Area-equivalent design
An essential but difficult step in designing an on-chip interconnect is to decide
how much area should be devoted to the communication substrate.
This is a critical design parameter since one must strike a balance
between the processing tiles and the network for optimizing performance
and power consumption. A poor layout may result in underutilization
of either the PEs or the network.
Moreover, the allocated area for the network dictates many of the
design choices.
Typically, 7% to as high as 40-50% area has been devoted
for the on-chip networks in earlier studies.
Therefore, I would like
to conduct an indepth analysis of the on-chip network area requirement.
Deciding this area requirement is challenging since it depends
on the application communication characteristics, network topology,
expected performance, and technology constraints.
I investigated the network area requirement for a wide class of applications.

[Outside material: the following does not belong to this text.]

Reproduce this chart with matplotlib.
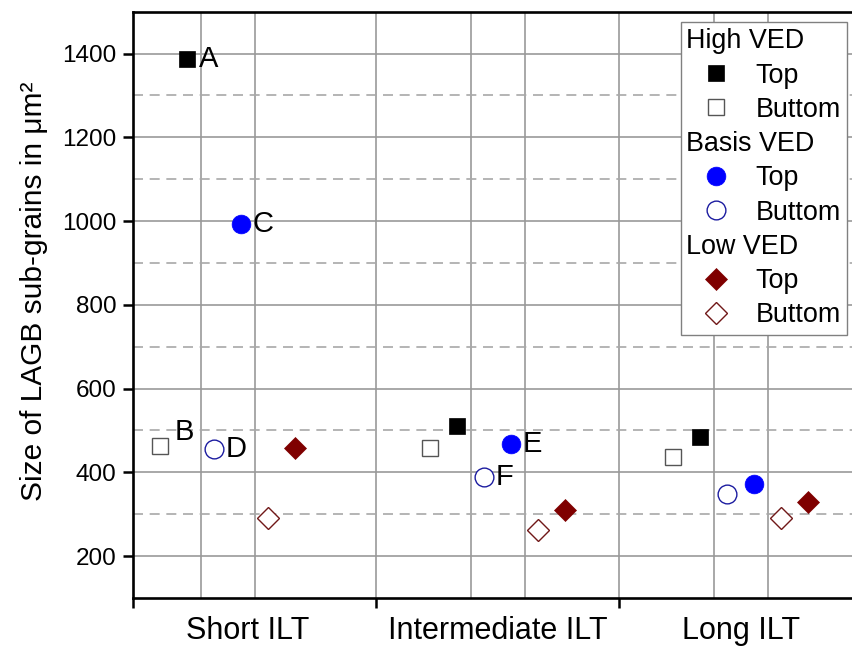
# Size of LAGB sub-grains for three VED levels, top/bottom, at three ILT settings
import matplotlib
matplotlib.use("Agg")
import matplotlib.pyplot as plt
from matplotlib.lines import Line2D

plt.rcParams['font.family'] = ['Liberation Sans', 'DejaVu Sans']

groups = ['Short ILT', 'Intermediate ILT', 'Long ILT']
group_centers = [0.889, 2.0, 3.0]
label_pos = [0.97, 2.0, 3.0]
slot = 0.111  # spacing between the six series inside a group

high_top = [1386, 511, 485]
high_bottom = [463, 459, 436]
basis_top = [994, 467, 373]
basis_bottom = [455, 389, 348]
low_top = [457, 309, 328]
low_bottom = [291, 262, 290]

headers = ['High VED', 'Basis VED', 'Low VED']

fig = plt.figure(figsize=(8.52, 6.48), dpi=100)
ax = fig.add_axes([0.1565, 0.0772, 0.8553, 0.9048])

# series in left-to-right order inside each group
series = [
    (high_bottom, dict(marker='s', ms=11, mfc='white', mec='#555555', mew=1.0)),
    (high_top, dict(marker='s', ms=12, mfc='black', mec='black', mew=0.5)),
    (basis_bottom, dict(marker='o', ms=13.5, mfc='white', mec='#1c1ca0', mew=1.0)),
    (basis_top, dict(marker='o', ms=13.5, mfc='#0000ff', mec='#0000ff', mew=0.5)),
    (low_bottom, dict(marker='D', ms=11, mfc='white', mec='#701818', mew=1.0)),
    (low_top, dict(marker='D', ms=11.5, mfc='#7f0000', mec='#7f0000', mew=0.5)),
]
handles = []
for k, (vals, st) in enumerate(series):
    xs = [c + (k - 2.5) * slot for c in group_centers]
    h, = ax.plot(xs, vals, linestyle='none', zorder=5, **st)
    handles.append(h)
hb, ht, bb, bt, lb, lt = handles

# letter marks
fs_lab = 21
def tag(txt, x, y, dx=8, dy=0):
    ax.annotate(txt, (x, y), xytext=(dx, dy), textcoords='offset points',
                ha='left', va='center', fontsize=fs_lab, zorder=6)

tag('A', group_centers[0] - 1.5 * slot, high_top[0])
tag('B', group_centers[0] - 2.5 * slot, high_bottom[0], dx=10, dy=10)
tag('C', group_centers[0] + 0.5 * slot, basis_top[0])
tag('D', group_centers[0] - 0.5 * slot, basis_bottom[0])
tag('E', group_centers[1] + 0.5 * slot, basis_top[1])
tag('F', group_centers[1] - 0.5 * slot, basis_bottom[1])

# axes ranges and ticks
ax.set_xlim(0.5, 3.5)
ax.set_ylim(100, 1500)
ax.set_xticks([0.5, 1.5, 2.5, 3.5])
ax.set_xticklabels([])
ax.set_xticks(label_pos, minor=True)
ax.set_xticklabels(groups, minor=True, fontsize=22)
ax.tick_params(axis='x', which='minor', length=0, pad=13)
ax.tick_params(axis='x', which='major', length=7, width=1.8, direction='out')

ax.set_yticks(range(200, 1401, 200))
ax.set_yticks(range(300, 1400, 200), minor=True)
ax.tick_params(axis='y', which='major', length=7, width=1.8, direction='out',
               labelsize=17.5, pad=5)
ax.tick_params(axis='y', which='minor', length=0)

# grid
gcol = '#999999'
ax.grid(which='major', axis='y', color=gcol, lw=1.2, zorder=0)
ax.grid(which='minor', axis='y', color='#a8a8a8', lw=1.2, ls=(0, (6, 4)), zorder=0)
ax.grid(which='major', axis='x', color=gcol, lw=1.2, zorder=0)
for c in group_centers:
    ax.axvline(c - slot, color=gcol, lw=1.2, zorder=0)
    ax.axvline(c + slot, color=gcol, lw=1.2, zorder=0)
ax.set_axisbelow(True)

for s in ax.spines.values():
    s.set_linewidth(1.9)

ax.set_ylabel('Size of LAGB sub-grains in μm²', fontsize=21.5)
ax.yaxis.set_label_coords(-0.117, 0.523)

# legend; header rows get an empty label and the header text is put in later
blank = Line2D([], [], linestyle='none')
leg = ax.legend(
    handles=[blank, ht, hb, blank, bt, bb, blank, lt, lb],
    labels=['', 'Top', 'Buttom', '', 'Top', 'Buttom', '', 'Top', 'Buttom'],
    loc='upper right', bbox_to_anchor=(0.9794, 0.9824), borderaxespad=0,
    fontsize=19.4, frameon=True, fancybox=False, edgecolor='#808080',
    framealpha=1, borderpad=0.24, handlelength=2.15, handletextpad=0.38,
    labelspacing=0.305, numpoints=1)
leg.get_frame().set_linewidth(1.0)

fig.canvas.draw()
texts = leg.get_texts()
fb = leg.get_frame().get_window_extent()
step = (texts[1].get_window_extent().y0 - texts[2].get_window_extent().y0)
for n, i in enumerate((0, 3, 6)):
    y0 = texts[i + 1].get_window_extent().y0 + step
    ax.annotate(headers[n], (fb.x0 + 5, y0), xycoords='figure pixels',
                ha='left', va='bottom', fontsize=19.4, zorder=10)

fig.savefig('out.png', dpi=100)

This would be done by varying the network load
and observing the network switching activities to satisfy the required
performance goal.
For a given silicon budget in general purpose multicore architectures,
I have analyzed the buffer requirements,
placement of buffers at different ports, top level wiring constraints,
and many other CMOS implementation issues to obtain realistic area
and timing parameters.
On-Chip network workload characterization
Since SoCs are ideal candidates for dedicated applications, communication patterns of a wide range of applications should be used for analyzing the underlying interconnect design. Most prior studies have used only synthetic workloads, which may not represent the actual communication behavior.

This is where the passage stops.